#### WRITTEN REQUEST:
Omit all images. Write out the rest of the material exactly.

▬▬▬▬▬▬▬▬▬▬

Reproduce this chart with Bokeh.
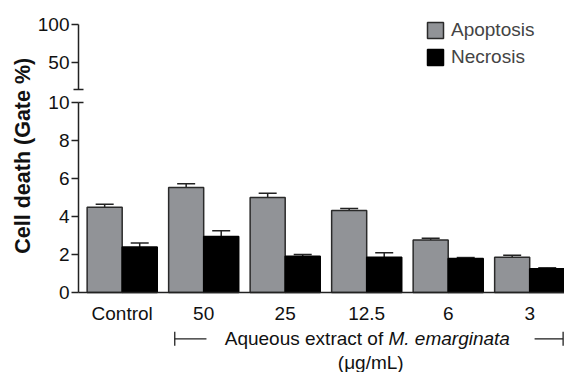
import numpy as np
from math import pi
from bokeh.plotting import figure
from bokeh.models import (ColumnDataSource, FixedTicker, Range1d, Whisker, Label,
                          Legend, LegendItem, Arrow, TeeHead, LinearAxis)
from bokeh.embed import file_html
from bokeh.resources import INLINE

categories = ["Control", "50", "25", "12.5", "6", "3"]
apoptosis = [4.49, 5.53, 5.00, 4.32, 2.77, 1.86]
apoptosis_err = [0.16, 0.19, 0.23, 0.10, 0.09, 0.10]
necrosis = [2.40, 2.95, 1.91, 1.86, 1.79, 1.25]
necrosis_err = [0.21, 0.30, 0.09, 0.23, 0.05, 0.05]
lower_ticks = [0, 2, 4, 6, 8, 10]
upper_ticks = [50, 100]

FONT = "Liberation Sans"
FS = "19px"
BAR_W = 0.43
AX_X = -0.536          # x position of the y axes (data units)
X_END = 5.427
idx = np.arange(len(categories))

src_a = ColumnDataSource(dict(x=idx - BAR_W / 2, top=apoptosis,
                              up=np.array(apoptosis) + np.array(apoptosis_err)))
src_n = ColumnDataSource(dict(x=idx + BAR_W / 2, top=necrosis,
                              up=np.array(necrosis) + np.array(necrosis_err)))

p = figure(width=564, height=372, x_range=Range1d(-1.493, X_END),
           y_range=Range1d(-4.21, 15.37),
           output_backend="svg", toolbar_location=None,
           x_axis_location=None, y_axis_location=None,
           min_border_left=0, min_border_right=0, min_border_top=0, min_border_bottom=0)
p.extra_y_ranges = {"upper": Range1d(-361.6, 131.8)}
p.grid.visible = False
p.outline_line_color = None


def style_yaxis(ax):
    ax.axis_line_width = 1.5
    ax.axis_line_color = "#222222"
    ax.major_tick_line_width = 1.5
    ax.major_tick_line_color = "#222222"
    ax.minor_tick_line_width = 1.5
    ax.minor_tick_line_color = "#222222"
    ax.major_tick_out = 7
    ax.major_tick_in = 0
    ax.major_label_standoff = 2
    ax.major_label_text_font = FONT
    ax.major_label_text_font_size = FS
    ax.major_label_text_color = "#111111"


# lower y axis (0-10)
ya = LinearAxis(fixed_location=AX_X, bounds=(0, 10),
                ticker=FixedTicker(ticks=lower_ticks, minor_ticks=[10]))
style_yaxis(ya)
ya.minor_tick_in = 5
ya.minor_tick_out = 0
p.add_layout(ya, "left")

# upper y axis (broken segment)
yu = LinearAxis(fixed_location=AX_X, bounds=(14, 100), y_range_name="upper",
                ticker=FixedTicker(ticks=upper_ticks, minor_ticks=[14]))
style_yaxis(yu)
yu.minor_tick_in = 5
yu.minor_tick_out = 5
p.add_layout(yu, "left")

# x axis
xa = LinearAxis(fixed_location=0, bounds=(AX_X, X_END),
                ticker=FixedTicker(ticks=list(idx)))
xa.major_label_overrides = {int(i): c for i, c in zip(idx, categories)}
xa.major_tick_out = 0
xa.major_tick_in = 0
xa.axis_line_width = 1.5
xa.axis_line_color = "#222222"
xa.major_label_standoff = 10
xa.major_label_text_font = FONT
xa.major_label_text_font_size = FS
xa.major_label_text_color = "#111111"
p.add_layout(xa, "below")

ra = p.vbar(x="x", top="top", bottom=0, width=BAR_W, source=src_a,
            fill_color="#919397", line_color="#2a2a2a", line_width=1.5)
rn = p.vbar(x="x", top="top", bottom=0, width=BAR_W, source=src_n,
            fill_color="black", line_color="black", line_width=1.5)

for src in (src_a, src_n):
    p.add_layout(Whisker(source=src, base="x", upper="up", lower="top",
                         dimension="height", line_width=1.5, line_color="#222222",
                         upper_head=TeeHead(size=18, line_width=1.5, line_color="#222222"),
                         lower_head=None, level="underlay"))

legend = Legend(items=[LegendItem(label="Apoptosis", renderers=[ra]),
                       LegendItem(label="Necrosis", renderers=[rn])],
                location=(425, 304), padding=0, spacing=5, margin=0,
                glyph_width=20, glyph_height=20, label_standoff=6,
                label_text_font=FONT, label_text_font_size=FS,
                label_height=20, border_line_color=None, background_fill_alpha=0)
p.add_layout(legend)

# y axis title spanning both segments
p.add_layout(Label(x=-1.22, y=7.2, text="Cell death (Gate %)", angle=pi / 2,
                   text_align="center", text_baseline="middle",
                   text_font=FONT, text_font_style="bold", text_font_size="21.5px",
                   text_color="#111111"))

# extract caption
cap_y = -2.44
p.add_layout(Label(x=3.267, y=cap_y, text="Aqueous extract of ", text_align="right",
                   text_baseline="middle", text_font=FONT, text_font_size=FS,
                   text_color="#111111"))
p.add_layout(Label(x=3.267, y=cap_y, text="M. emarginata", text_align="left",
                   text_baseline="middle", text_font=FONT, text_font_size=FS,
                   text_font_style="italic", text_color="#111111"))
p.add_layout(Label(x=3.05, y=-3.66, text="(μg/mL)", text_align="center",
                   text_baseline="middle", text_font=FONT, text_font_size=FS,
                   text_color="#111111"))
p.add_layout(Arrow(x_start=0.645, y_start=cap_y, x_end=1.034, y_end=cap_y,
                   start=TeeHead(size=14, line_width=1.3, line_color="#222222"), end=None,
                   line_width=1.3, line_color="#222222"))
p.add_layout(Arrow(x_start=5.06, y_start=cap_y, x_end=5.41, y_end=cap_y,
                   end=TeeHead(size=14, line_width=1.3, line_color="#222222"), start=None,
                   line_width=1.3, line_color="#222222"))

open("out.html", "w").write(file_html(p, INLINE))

▬▬▬▬▬▬▬▬▬▬

#### THE RESPONSE:
Reproduce this chart with Bokeh.
import numpy as np
from math import pi
from bokeh.plotting import figure
from bokeh.models import (ColumnDataSource, FixedTicker, Range1d, Whisker, Label,
                          Legend, LegendItem, Arrow, TeeHead, LinearAxis)
from bokeh.embed import file_html
from bokeh.resources import INLINE

categories = ["Control", "50", "25", "12.5", "6", "3"]
apoptosis = [4.49, 5.53, 5.00, 4.32, 2.77, 1.86]
apoptosis_err = [0.16, 0.19, 0.23, 0.10, 0.09, 0.10]
necrosis = [2.40, 2.95, 1.91, 1.86, 1.79, 1.25]
necrosis_err = [0.21, 0.30, 0.09, 0.23, 0.05, 0.05]
lower_ticks = [0, 2, 4, 6, 8, 10]
upper_ticks = [50, 100]

FONT = "Liberation Sans"
FS = "19px"
BAR_W = 0.43
AX_X = -0.536          # x position of the y axes (data units)
X_END = 5.427
idx = np.arange(len(categories))

src_a = ColumnDataSource(dict(x=idx - BAR_W / 2, top=apoptosis,
                              up=np.array(apoptosis) + np.array(apoptosis_err)))
src_n = ColumnDataSource(dict(x=idx + BAR_W / 2, top=necrosis,
                              up=np.array(necrosis) + np.array(necrosis_err)))

p = figure(width=564, height=372, x_range=Range1d(-1.493, X_END),
           y_range=Range1d(-4.21, 15.37),
           output_backend="svg", toolbar_location=None,
           x_axis_location=None, y_axis_location=None,
           min_border_left=0, min_border_right=0, min_border_top=0, min_border_bottom=0)
p.extra_y_ranges = {"upper": Range1d(-361.6, 131.8)}
p.grid.visible = False
p.outline_line_color = None


def style_yaxis(ax):
    ax.axis_line_width = 1.5
    ax.axis_line_color = "#222222"
    ax.major_tick_line_width = 1.5
    ax.major_tick_line_color = "#222222"
    ax.minor_tick_line_width = 1.5
    ax.minor_tick_line_color = "#222222"
    ax.major_tick_out = 7
    ax.major_tick_in = 0
    ax.major_label_standoff = 2
    ax.major_label_text_font = FONT
    ax.major_label_text_font_size = FS
    ax.major_label_text_color = "#111111"


# lower y axis (0-10)
ya = LinearAxis(fixed_location=AX_X, bounds=(0, 10),
                ticker=FixedTicker(ticks=lower_ticks, minor_ticks=[10]))
style_yaxis(ya)
ya.minor_tick_in = 5
ya.minor_tick_out = 0
p.add_layout(ya, "left")

# upper y axis (broken segment)
yu = LinearAxis(fixed_location=AX_X, bounds=(14, 100), y_range_name="upper",
                ticker=FixedTicker(ticks=upper_ticks, minor_ticks=[14]))
style_yaxis(yu)
yu.minor_tick_in = 5
yu.minor_tick_out = 5
p.add_layout(yu, "left")

# x axis
xa = LinearAxis(fixed_location=0, bounds=(AX_X, X_END),
                ticker=FixedTicker(ticks=list(idx)))
xa.major_label_overrides = {int(i): c for i, c in zip(idx, categories)}
xa.major_tick_out = 0
xa.major_tick_in = 0
xa.axis_line_width = 1.5
xa.axis_line_color = "#222222"
xa.major_label_standoff = 10
xa.major_label_text_font = FONT
xa.major_label_text_font_size = FS
xa.major_label_text_color = "#111111"
p.add_layout(xa, "below")

ra = p.vbar(x="x", top="top", bottom=0, width=BAR_W, source=src_a,
            fill_color="#919397", line_color="#2a2a2a", line_width=1.5)
rn = p.vbar(x="x", top="top", bottom=0, width=BAR_W, source=src_n,
            fill_color="black", line_color="black", line_width=1.5)

for src in (src_a, src_n):
    p.add_layout(Whisker(source=src, base="x", upper="up", lower="top",
                         dimension="height", line_width=1.5, line_color="#222222",
                         upper_head=TeeHead(size=18, line_width=1.5, line_color="#222222"),
                         lower_head=None, level="underlay"))

legend = Legend(items=[LegendItem(label="Apoptosis", renderers=[ra]),
                       LegendItem(label="Necrosis", renderers=[rn])],
                location=(425, 304), padding=0, spacing=5, margin=0,
                glyph_width=20, glyph_height=20, label_standoff=6,
                label_text_font=FONT, label_text_font_size=FS,
                label_height=20, border_line_color=None, background_fill_alpha=0)
p.add_layout(legend)

# y axis title spanning both segments
p.add_layout(Label(x=-1.22, y=7.2, text="Cell death (Gate %)", angle=pi / 2,
                   text_align="center", text_baseline="middle",
                   text_font=FONT, text_font_style="bold", text_font_size="21.5px",
                   text_color="#111111"))

# extract caption
cap_y = -2.44
p.add_layout(Label(x=3.267, y=cap_y, text="Aqueous extract of ", text_align="right",
                   text_baseline="middle", text_font=FONT, text_font_size=FS,
                   text_color="#111111"))
p.add_layout(Label(x=3.267, y=cap_y, text="M. emarginata", text_align="left",
                   text_baseline="middle", text_font=FONT, text_font_size=FS,
                   text_font_style="italic", text_color="#111111"))
p.add_layout(Label(x=3.05, y=-3.66, text="(μg/mL)", text_align="center",
                   text_baseline="middle", text_font=FONT, text_font_size=FS,
                   text_color="#111111"))
p.add_layout(Arrow(x_start=0.645, y_start=cap_y, x_end=1.034, y_end=cap_y,
                   start=TeeHead(size=14, line_width=1.3, line_color="#222222"), end=None,
                   line_width=1.3, line_color="#222222"))
p.add_layout(Arrow(x_start=5.06, y_start=cap_y, x_end=5.41, y_end=cap_y,
                   end=TeeHead(size=14, line_width=1.3, line_color="#222222"), start=None,
                   line_width=1.3, line_color="#222222"))

open("out.html", "w").write(file_html(p, INLINE))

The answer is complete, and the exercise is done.